Fui abençoada com amigas maravilhosas, que tentavam me pôr para cima sempre e me apoiavam muito. Tentavam me ajudar de verdade, mas o fato é que nunca conseguiram.


E eu me martirizava ainda mais, porque além de ser feia decepcionava não só minha família, mas as amigas que viam em mim algo que nunca fui capaz de ver. E o fato de todas serem lindas nunca ajudou, sorry girls.


Foi essa existência que tive até entrar na faculdade, há três anos, e ter contato direto com as primeiras feministas. Imagine seu cérebro explodindo, foi exatamente isso que aconteceu comigo quando li um texto sobre feminismo que uma amiga compartilhou no Facebook.

Legenda: "Feminismo vai mudar sua vida"

Havia tanta revolta e tanto amor ali que me atingiram em cheio. Pela primeira vez eu vi alguém se posicionando de forma tão contundente contra um padrão que nos é imposto massivamente.


Me senti ridícula por nunca ter me dado conta disso, de que eu não precisava ser uma pessoa magra para ser quem eu sou. Nunca tinha me dado conta que eu tinha uma personalidade.


Caralho, nem personalidade eu tinha! Não era ninguém. E aquele texto, aquele único texto, foi mais útil pra mim do que todos aqueles anos ouvindo que eu só seria boa de verdade mesmo quando emagrecesse e arrumasse um homi.


De repente eu me senti gente. Continuei procurando, continuei aprendendo e tem sido assim desde então. E acho que essa é a palavra perfeita para o que o feminismo me proporcionou: aprendizado.


Aprendi a me aceitar, a me reconhecer. Aprendi a ver a beleza que havia em mim e em todas as outras mulheres que eu nunca havia percebido antes. Aprendi a amar a luta de cada uma, o que tinham a oferecer ao mundo. E acima de tudo aprendi que não tenho que parecer nada pra ninguém, eu tenho que ser eu mesma pra mim e nenhum outro.


Me amar completamente ainda é algo que não alcancei e tem dias que são piores do que outros. Ainda tem dias que tudo que eu queria era estar dentro do padrão, pular essas partes irritantes em que mal posso respirar sem que alguém me diga que eu deveria emagrecer. Ainda existem aqueles dias que a sessão esmagadora de que não mereço existir nesse mundo bate com força.


Mas agora eu tenho uma base, uma força, aquela certeza de que estou bem exatamente como estou e que se um dia eu resolver perder peso não vai ser para que me aceitem ou gostem de mim.

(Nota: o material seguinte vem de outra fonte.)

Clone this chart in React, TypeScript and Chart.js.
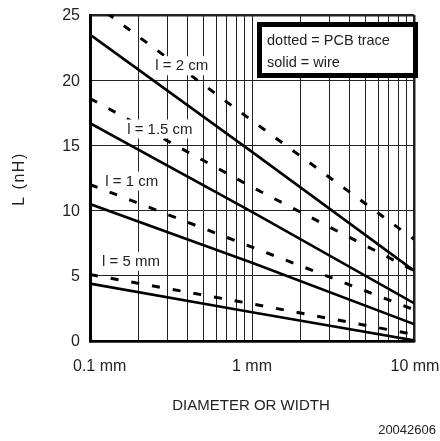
import React, { useEffect, useRef } from 'react';
import { Chart, registerables } from 'chart.js';

Chart.register(...registerables);

// Diameter / width in mm (log axis)
const diameters = [0.1, 1, 10];
// Inductance in nH – solid = wire
const wire2cm = [23.5, 14.5, 5.4];
const wire15cm = [16.7, 9.9, 2.9];
const wire1cm = [10.5, 6.0, 1.3];
const wire5mm = [4.4, 2.2, 0.05];
// dotted = PCB trace
const pcb2cm = [26.1, 16.9, 7.8];
const pcb15cm = [18.6, 11.8, 5.4];
const pcb1cm = [12.0, 7.2, 2.4];
const pcb5mm = [5.1, 2.85, 0.5];

const xGridValues = [0.1, 0.2, 0.3, 0.4, 0.5, 0.6, 0.7, 0.8, 0.9, 1, 2, 3, 4, 5, 6, 7, 8, 9, 10];
const xTickValues = [0.1, 1, 10];
const xTickLabels = ['0.1 mm', '1 mm', '10 mm'];
const yTickValues = [0, 5, 10, 15, 20, 25];
const yTickLabels = ['0', '5', '10', '15', '20', '25'];

const lineLabels = ['l = 2 cm', 'l = 1.5 cm', 'l = 1 cm', 'l = 5 mm'];
const lineLabelX = [0.368, 0.27, 0.181, 0.179];
const lineLabelY = [21.15, 16.3, 12.3, 6.15];

const legendLines = ['dotted = PCB trace', 'solid = wire'];
const xTitle = 'DIAMETER OR WIDTH';
const yTitle = 'L (nH)';
const figureId = '20042606';

const FONT = '"Liberation Sans", Arial, sans-serif';
const TEXT = '#222';

function series(values: number[]) {
  return diameters.map((d, i) => ({ x: d, y: values[i] }));
}

const textPlugin = {
  id: 'textPlugin',
  afterDatasetsDraw(chart: any) {
    const ctx = chart.ctx as CanvasRenderingContext2D;
    const xs = chart.scales.x;
    const ys = chart.scales.y;
    ctx.save();
    // curve labels on white boxes
    ctx.font = `15px ${FONT}`;
    ctx.textAlign = 'center';
    ctx.textBaseline = 'middle';
    lineLabels.forEach((t, i) => {
      const cx = xs.getPixelForValue(lineLabelX[i]);
      const cy = ys.getPixelForValue(lineLabelY[i]);
      const w = ctx.measureText(t).width;
      ctx.fillStyle = '#fff';
      ctx.fillRect(cx - w / 2 - 4, cy - 9, w + 8, 19);
      ctx.fillStyle = TEXT;
      ctx.fillText(t, cx, cy + 1);
    });
    // legend box
    const bx = 259.5, by = 24.5, bw = 156, bh = 51;
    ctx.fillStyle = '#fff';
    ctx.fillRect(bx, by, bw, bh);
    ctx.lineWidth = 5;
    ctx.strokeStyle = '#000';
    ctx.strokeRect(bx, by, bw, bh);
    ctx.fillStyle = TEXT;
    ctx.textAlign = 'left';
    ctx.font = `14.5px ${FONT}`;
    ctx.fillText(legendLines[0], 267, 41);
    ctx.fillText(legendLines[1], 267, 63);
    ctx.restore();
  },
  afterDraw(chart: any) {
    const ctx = chart.ctx as CanvasRenderingContext2D;
    const xs = chart.scales.x;
    const ys = chart.scales.y;
    ctx.save();
    ctx.fillStyle = TEXT;
    ctx.textBaseline = 'middle';
    ctx.font = `16px ${FONT}`;
    // y tick labels
    ctx.textAlign = 'right';
    yTickValues.forEach((v, i) => {
      ctx.fillText(yTickLabels[i], chart.chartArea.left - 10, ys.getPixelForValue(v) + 1);
    });
    // x tick labels
    xTickValues.forEach((v, i) => {
      const px = xs.getPixelForValue(v);
      const y = chart.chartArea.bottom + 26;
      if (i === 0) {
        ctx.textAlign = 'left';
        ctx.fillText(xTickLabels[i], px - 17, y);
      } else {
        ctx.textAlign = 'center';
        ctx.fillText(xTickLabels[i], px + (i === xTickValues.length - 1 ? 1 : 0), y);
      }
    });
    // x title
    ctx.textAlign = 'center';
    ctx.font = `15px ${FONT}`;
    ctx.fillText(xTitle, (chart.chartArea.left + chart.chartArea.right) / 2 - 1, 406);
    // figure id
    ctx.textAlign = 'right';
    ctx.font = `13px ${FONT}`;
    ctx.fillText(figureId, 436, 430);
    // y title
    ctx.translate(20, 179);
    ctx.rotate(-Math.PI / 2);
    ctx.textAlign = 'center';
    ctx.font = `16px ${FONT}`;
    (ctx as any).letterSpacing = '1.5px';
    ctx.fillText(yTitle, 0, 0);
    ctx.restore();
  },
};

export default function App() {
  const ref = useRef<HTMLCanvasElement | null>(null);
  useEffect(() => {
    if (!ref.current) return;
    const solid = (values: number[]) => ({
      data: series(values),
      borderColor: '#000',
      borderWidth: 2.6,
      pointRadius: 0,
      tension: 0,
      fill: false,
    });
    const dashed = (values: number[]) => ({
      data: series(values),
      borderColor: '#000',
      borderWidth: 3,
      borderDash: [8, 13],
      pointRadius: 0,
      tension: 0,
      fill: false,
    });
    const chart = new Chart(ref.current, {
      type: 'line',
      data: {
        datasets: [
          solid(wire2cm), solid(wire15cm), solid(wire1cm), solid(wire5mm),
          dashed(pcb2cm), dashed(pcb15cm), dashed(pcb1cm), dashed(pcb5mm),
        ] as any,
      },
      options: {
        responsive: false,
        animation: false,
        events: [],
        layout: { padding: { left: 90, right: 26, top: 15, bottom: 100 } },
        plugins: { legend: { display: false }, tooltip: { enabled: false } },
        scales: {
          x: {
            type: 'logarithmic',
            min: 0.1,
            max: 10,
            afterBuildTicks: (scale: any) => {
              scale.ticks = xGridValues.map((v) => ({ value: v }));
            },
            ticks: { display: false },
            grid: {
              drawTicks: false,
              color: '#222',
              lineWidth: (c: any) => (c.tick && (c.tick.value === 0.1 || c.tick.value === 10) ? 2.5 : 1),
            },
            border: { display: true, color: '#000', width: 2.5 },
          },
          y: {
            type: 'linear',
            min: 0,
            max: 25,
            ticks: { display: false, stepSize: 5 },
            grid: {
              drawTicks: false,
              color: '#222',
              lineWidth: (c: any) => (c.tick && (c.tick.value === 0 || c.tick.value === 25) ? 2.5 : 1),
            },
            border: { display: true, color: '#000', width: 3 },
          },
        },
      } as any,
      plugins: [textPlugin],
    });
    return () => chart.destroy();
  }, []);
  return (
    <div style={{ position: 'fixed', left: 0, top: 0, width: 440, height: 441, background: '#fff' }}>
      <canvas ref={ref} width={440} height={441} style={{ width: 440, height: 441, display: 'block' }} />
    </div>
  );
}
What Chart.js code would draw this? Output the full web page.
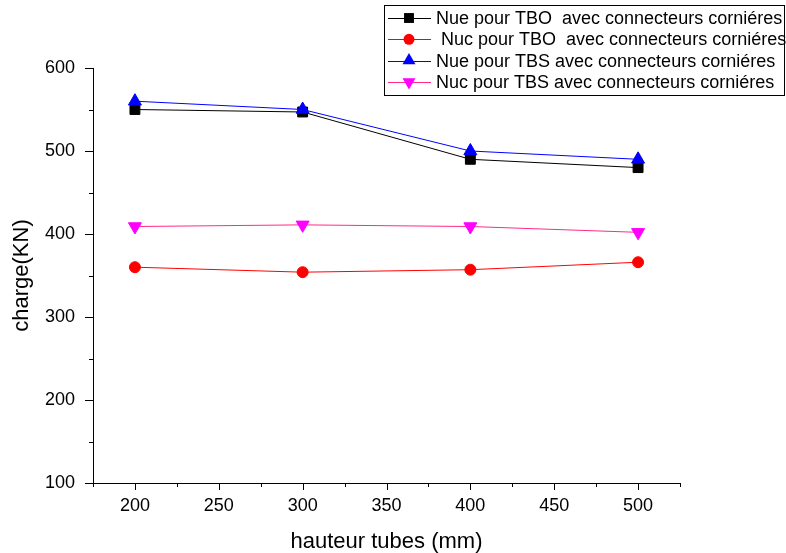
<!DOCTYPE html>
<html>
<head>
<meta charset="utf-8">
<script src="https://cdn.jsdelivr.net/npm/chart.js@4"></script>
<style>
  html, body { margin: 0; background: #fff; }
</style>
</head>
<body>
<canvas id="c" width="786" height="553"></canvas>
<script>
const hauteurs = [200, 300, 400, 500];
const nueTBO = [550, 547, 490, 480];
const nucTBO = [360, 354, 357, 366];
const nueTBS = [560, 550, 500, 490];
const nucTBS = [409, 411, 409, 402];
const seriesLabels = [
  'Nue pour TBO  avec connecteurs corniéres',
  ' Nuc pour TBO  avec connecteurs corniéres',
  'Nue pour TBS avec connecteurs corniéres',
  'Nuc pour TBS avec connecteurs corniéres',
];
const xTicks = { min: 175, max: 525, step: 25 };
const yTicks = { min: 100, max: 600, step: 50 };

const FONT = "'Liberation Sans', Arial, sans-serif";
Chart.defaults.font.family = FONT;
Chart.defaults.color = '#000';

const pts = arr => arr.map((v, i) => ({ x: hauteurs[i], y: v }));

function marker(ctx, style, x, y, r, color) {
  ctx.fillStyle = color;
  ctx.beginPath();
  if (style === 'rect') {
    const s = r * Math.SQRT1_2;
    ctx.rect(x - s, y - s, 2 * s, 2 * s);
  } else if (style === 'circle') {
    ctx.arc(x, y, r, 0, Math.PI * 2);
  } else {
    const d = style === 'down' ? -1 : 1;
    ctx.moveTo(x, y - d * r);
    ctx.lineTo(x + r * 0.866, y + d * r * 0.5);
    ctx.lineTo(x - r * 0.866, y + d * r * 0.5);
    ctx.closePath();
  }
  ctx.fill();
}

const boxLegend = {
  id: 'boxLegend',
  afterDraw(chart) {
    const ctx = chart.ctx;
    ctx.save();
    ctx.fillStyle = '#fff';
    ctx.fillRect(384.5, 5.5, 400, 90);
    ctx.strokeStyle = '#000';
    ctx.lineWidth = 1;
    ctx.strokeRect(384.5, 5.5, 400, 90);
    const styles = ['rect', 'circle', 'up', 'down'];
    const radii = [7, 5.5, 7.5, 7.5];
    chart.data.datasets.forEach((ds, i) => {
      const y = 18 + i * 21.3;
      ctx.strokeStyle = ds.borderColor;
      ctx.beginPath();
      ctx.moveTo(388, Math.round(y) + 0.5);
      ctx.lineTo(431, Math.round(y) + 0.5);
      ctx.stroke();
      marker(ctx, styles[i], 409, y, radii[i], ds.pointBackgroundColor);
      ctx.fillStyle = '#000';
      ctx.font = '18px ' + FONT;
      ctx.textBaseline = 'middle';
      ctx.fillText(ds.label, 436, y + 1);
    });
    ctx.restore();
  }
};

const tickMarks = {
  id: 'tickMarks',
  afterDraw(chart) {
    const ctx = chart.ctx, { x, y } = chart.scales;
    ctx.save();
    ctx.strokeStyle = '#000';
    ctx.lineWidth = 1;
    ctx.beginPath();
    x.ticks.forEach(t => {
      const px = Math.round(x.getPixelForValue(t.value)) + 0.5;
      const len = t.value % 50 === 0 ? 7 : 4;
      ctx.moveTo(px, x.top);
      ctx.lineTo(px, x.top + len);
    });
    y.ticks.forEach(t => {
      const py = Math.round(y.getPixelForValue(t.value)) + 0.5;
      const len = t.value % 100 === 0 ? 8 : 4;
      ctx.moveTo(y.right, py);
      ctx.lineTo(y.right - len, py);
    });
    ctx.stroke();
    ctx.restore();
  }
};

new Chart(document.getElementById('c'), {
  type: 'line',
  data: {
    datasets: [
      { label: seriesLabels[0], data: pts(nueTBO), borderColor: '#000', pointBackgroundColor: '#000', pointBorderColor: '#000',
        pointStyle: 'rect', pointRadius: 7, order: 3 },
      { label: seriesLabels[1], data: pts(nucTBO), borderColor: '#ff0000', pointBackgroundColor: '#ff0000', pointBorderColor: '#ff0000',
        pointStyle: 'circle', pointRadius: 5.5, order: 2 },
      { label: seriesLabels[2], data: pts(nueTBS), borderColor: '#0000ff', pointBackgroundColor: '#0000ff', pointBorderColor: '#0000ff',
        pointStyle: 'triangle', pointRadius: 7.5, order: 1 },
      { label: seriesLabels[3], data: pts(nucTBS), borderColor: '#ff2a8a', pointBackgroundColor: '#ff00ff', pointBorderColor: '#ff00ff',
        pointStyle: 'triangle', pointRotation: 180, pointRadius: 7.5, order: 0 },
    ].map(d => Object.assign({ borderWidth: 1, pointBorderWidth: 1, tension: 0, fill: false }, d)),
  },
  options: {
    responsive: false,
    animation: false,
    layout: { padding: { top: 68, right: 106, left: 0, bottom: 0 } },
    plugins: { legend: { display: false }, tooltip: { enabled: false } },
    scales: {
      x: {
        type: 'linear', min: xTicks.min, max: xTicks.max,
        afterFit: s => { s.height = 70; },
        grid: { display: false, drawTicks: false },
        border: { display: true, color: '#000', width: 1 },
        ticks: { stepSize: xTicks.step, autoSkip: false, maxRotation: 0, padding: 12,
          font: { size: 18 }, color: '#000', callback: v => v % 50 === 0 ? v : '' },
        title: { display: true, text: 'hauteur tubes (mm)', font: { size: 22, lineHeight: 1 }, color: '#000', padding: { top: 1, bottom: 0 } },
      },
      y: {
        min: yTicks.min, max: yTicks.max,
        afterFit: s => { s.width = 93; },
        grid: { display: false, drawTicks: false },
        border: { display: true, color: '#000', width: 1 },
        ticks: { stepSize: yTicks.step, autoSkip: false, padding: 18,
          font: { size: 18 }, color: '#000', callback: v => v % 100 === 0 ? v : '' },
        title: { display: true, text: 'charge(KN)', font: { size: 22, lineHeight: 1 }, color: '#000', padding: { top: 11, bottom: 0 } },
      },
    },
  },
  plugins: [tickMarks, boxLegend],
});
</script>
</body>
</html>
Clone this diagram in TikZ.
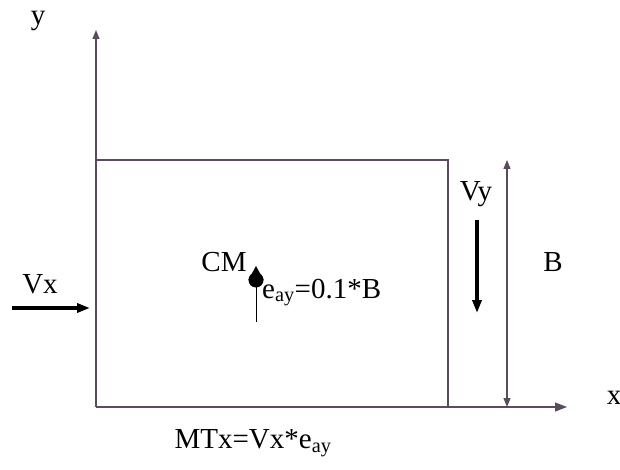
\documentclass[tikz,border=0pt]{standalone}
\usepackage{fontspec}
\setmainfont{Liberation Serif}
\usetikzlibrary{arrows.meta}
\definecolor{axis}{RGB}{90,75,95}
\begin{document}
\begin{tikzpicture}[x=1pt,y=-1pt,
  ln/.style={draw=axis,line width=1.2pt},
  lbl/.style={font=\fontsize{29}{29}\selectfont,inner sep=0pt},
  force/.style={draw=black,line width=4.5pt,-{Triangle[length=13pt,width=9pt]}}]
\useasboundingbox (0,0) rectangle (620,470);
\coordinate (O) at (96,407);
\coordinate (ytop) at (96,30);
\coordinate (xend) at (567,407);
\draw[ln,-{Triangle[length=9pt,width=7pt]}] (O) -- (ytop);
\draw[ln,-{Triangle[length=12pt,width=9pt]}] (O) -- (xend);
\coordinate (rtl) at (96,160);
\coordinate (rtr) at (448,160);
\coordinate (rbr) at (448,407);
\draw[ln] (rtl) -- (rtr) -- (rbr);
\coordinate (Btop) at (507,160);
\coordinate (Bbot) at (507,407);
\draw[ln,{Triangle[length=9pt,width=7pt]}-{Triangle[length=9pt,width=7pt]}] (Btop) -- (Bbot);
\node[lbl] (ylab) at (38,21) {y};
\node[lbl] (xlab) at (614,398) {x};
\node[lbl] (B) at (553,262) {B};
\node[lbl] (Vy) at (476,194) {Vy};
\coordinate (vys) at (477,220);
\coordinate (vye) at (477,313);
\draw[force] (vys) -- (vye);
\node[lbl] (Vx) at (40,284) {Vx};
\coordinate (vxs) at (12,308);
\coordinate (vxe) at (90,308);
\draw[force] (vxs) -- (vxe);
\node[lbl] (CM) at (224,262) {CM};
\node[circle,fill=black,inner sep=0pt,minimum size=15pt] (dot) at (256,280) {};
\fill[black] (dot.west) -- (256,266) -- (dot.east) -- cycle;
\coordinate (ebot) at (256,322);
\draw[black,line width=0.8pt] (dot.center) -- (ebot);
\node[lbl,anchor=base west] (ecc) at (262,298) {e\textsubscript{ay}=0.1*B};
\node[lbl] (MT) at (253,443) {MTx=Vx*e\textsubscript{ay}};
\end{tikzpicture}
\end{document}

O feminismo me fez ver que eu tenho valor, que eu posso sim ser gorda e totalmente ok com isso. Não sou eu que preciso me adaptar ao mundo, é o mundo que precisa me aceitar e me respeitar do jeitinho que eu sou, sem uma celulite a menos!






Não tenho que me submeter a padrão algum e dispenso qualquer tipo de relacionamento baseado no número do meu manequim, sou muito mais que isso. Ainda estou nesse processo para me amar mesmo.







E para aqueles que não conseguem suportar a ideia de que eu me aceito como sou e que não me deixo debilitar mais, os que exclamam “Você não pode ser feliz, você é gorda! ” e que é tudo para o meu bem (imagina se fosse pro mal, hein? CRUZ!), dispenso. Estou bem, estou feliz e vivo por mim e para mim. Ok? Ok!